The Binge On free streaming video feature is open to any streaming video provider who meets T-Mobile's technical requirements, and is free for video content providers to join, according to T-Mobile.
"With Binge On, no one pays—not the customers, not the video streaming services—and everyone wins," said Legere.
Legere said the company is making the move to free unlimited video streaming because customers are using more mobile data than ever before and are seeking cellular plans that allow them to use it without higher fees and overage charges.
Business users also are getting the double data offer from T-Mobile for their phones and employee phones under the new upgrades, according to the company.
Bill Menezes, an analyst with Gartner, told eWEEK
that T-Mobile's free streaming video initiative is notable, but that it could create similar net neutrality concerns that were raised about the company's Music Freedom free music streaming program in June 2014.
"There were questions at that point," he said. "For a smaller start-up outfit, it could make it discriminatory" because they might not be able to meet T-Mobile's technical requirements to participate. "So the big question is who they might be and how many other video providers will be added to their list."
Several major omissions are already notable—including ABC, CBS, NBC and Fox network programming—which could also bring up concerns, said Menezes. Amazon Prime Video and YouTube are also not part of Binge On, which is interesting, he said.

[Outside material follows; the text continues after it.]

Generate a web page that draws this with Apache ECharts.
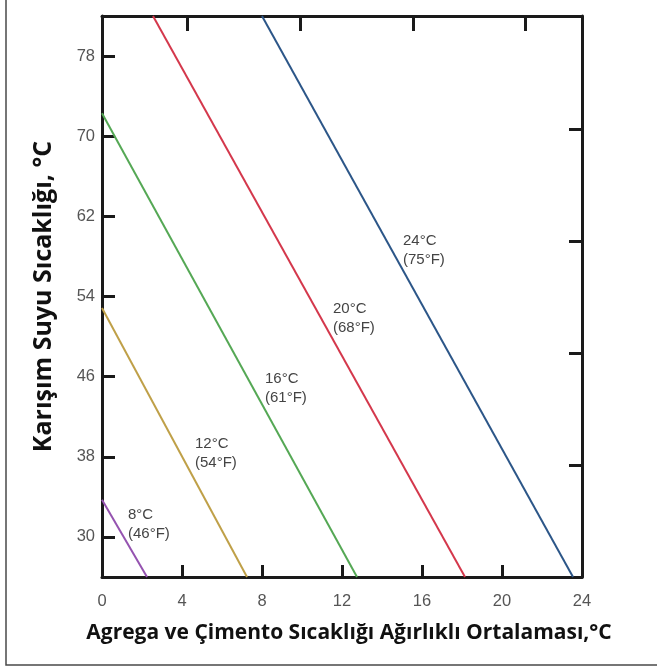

"Are there other things where there has to be some type of business relationship to be part of it? If there is, then that raises questions about net neutrality," he said.
In addition, Menezes said he's not sure about how all of this streaming video will end up affecting T-Mobile's cellular network. "They say they are only streaming at 480p, but what will be the experience on the T-Mobile network if lots of people do this? That's not going to be known until the rubber hits the road."
T-Mobile likes to call itself the Un-carrier because it says it does the things that traditional carriers won't try. In the last few years, T-Mobile's Un-carrier events have ended mobile contracts for consumers, removed overage charges and brought more innovations for customers.